In the absence of national laws that specifically regulate AI in the United States, California moved to regulate the technology within its own borders, passing four bills in less than a month.
What’s new: Governor Gavin Newsom signed into law SB 53, which requires large AI developers to disclose their safety protocols. In addition, SB 243 regulates chatbots, AB 316 makes developers liable for the actions of autonomous systems they build, and AB 853 requires AI-generated media to be labeled clearly.
How it works: Together, the bills don’t ban any particular applications outright or restrict AI development, but they require extensive disclosures, either to the state or directly to users. Some took effect immediately while others, such as SB 243, will phase in by January 2027.
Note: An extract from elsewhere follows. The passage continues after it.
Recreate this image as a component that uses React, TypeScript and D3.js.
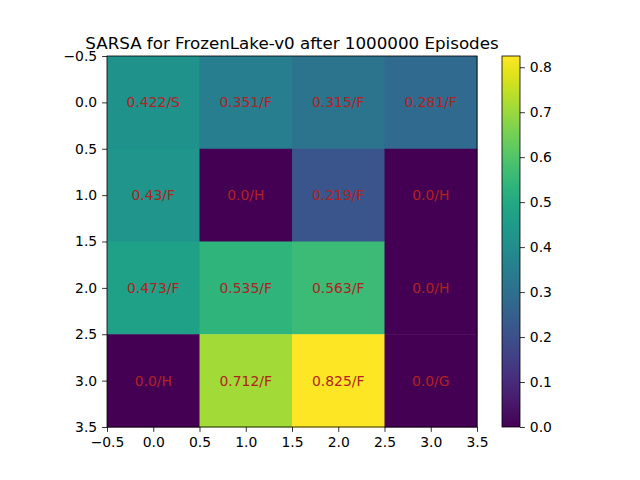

- SB 53 requires that developers of frontier models, defined as those whose training requires processing greater than 1026 integer or floating-point operations — a level currently associated with very large and powerful models — provide more transparency about their models’ capabilities and potential risks. It also requires that developers with annual revenue above $500 million publish safety frameworks that show how they follow industry and international standards and assess and mitigate risk. In addition, they must report on their models’ uses and capabilities at release and report any critical safety incidents within 15 days. Noncompliant developers could face fines of up to $1 million. The law protects whistleblowers within AI companies against retaliation and provides anonymous channels to report illegal or unsafe behavior. The bill takes effect in June 2026.
- SB 243 aims to prevent chatbots from harming minors and other vulnerable users. It bars exposing minors to sexual content and requires developers to disclose that chatbots are AI-generated and provide a general warning that chatbots may not be suited for minors. The bill also requires developers to provide specific support to users who discuss suicide or self-harm and to issue an annual report on mental health issues related to using their chatbots.
- AB 316 prohibits defendants in lawsuits from shifting responsibility onto AI systems by claiming that they harmed plaintiffs autonomously. It applies to anyone who develops, modifies, or uses an AI system.
- AB 853 requires that AI-generated media be labeled clearly as such. Furthermore, it requires that all media (AI-generated or not) include information about who made it and how. The bill requires that cameras, audio recorders, computers, and other media-capture devices record such provenance data, and that large-scale media distributors (2,000,000 monthly active users or more) disclose it.
What they’re saying: Reaction among AI developers has been mixed. SB 53 drew the loudest and most widely varied commentary.
- Collin McCune, head of government affairs at the venture capital firm Andreessen Horowitz, said SB 53 puts startups at a disadvantage: “States have an important role in regulating AI. But if lawmakers really want to protect their citizens, this isn’t the way. They should target harmful uses through consumer protection laws and similar safeguards — not dictate how technologists build technology.”
- Chris Lehane at OpenAI opposed California’s approach: “History shows that on issues of economic competitiveness and national security — from railroads to aviation to the internet — America leads best with clear, nationwide rules, not a patchwork of state or local regulations. Fragmented state‑by‑state approaches create friction, duplication, and missed opportunities.”
- Anthropic endorsed SB 53: “We’ve long advocated for thoughtful AI regulation, and our support for this bill comes after careful consideration of the lessons learned from California's previous attempt at AI regulation (SB 1047). While we believe that frontier AI safety is best addressed at the federal level instead of a patchwork of state regulations, powerful AI advancements won’t wait for consensus in Washington.”
Behind the news: SB 53 modifies parts of SB 1047, which Governor Newsom vetoed in 2024 after opposition from the tech community. That law would have required third-party audits and made companies liable for the uses of their models. Recently, Newsom also vetoed SB 7, which would have required employers to notify employees and applicants if AI systems were used to make employment decisions like hiring and firing.
Why it matters: California is the largest U.S. state by the sizes of its population and economy, as well as home of many of the world’s most prominent tech companies and startups, including Google, OpenAI, and Anthropic. These laws will affect users of CA-based tech worldwide along with companies that do business in the state.
We’re thinking: While these laws are better for the users, innovators, and businesses than the vetoed SB 1047, some of them perpetuate a major mistake of that legislation by placing regulatory burdens on models rather than applications. A model’s potential applications are unknown until someone implements them, and it makes no sense to limit — or burden with disclosure requirements — the good it might do. Applications, on the other hand, bring verifiable benefits and harms, and society would do well to limit the harms.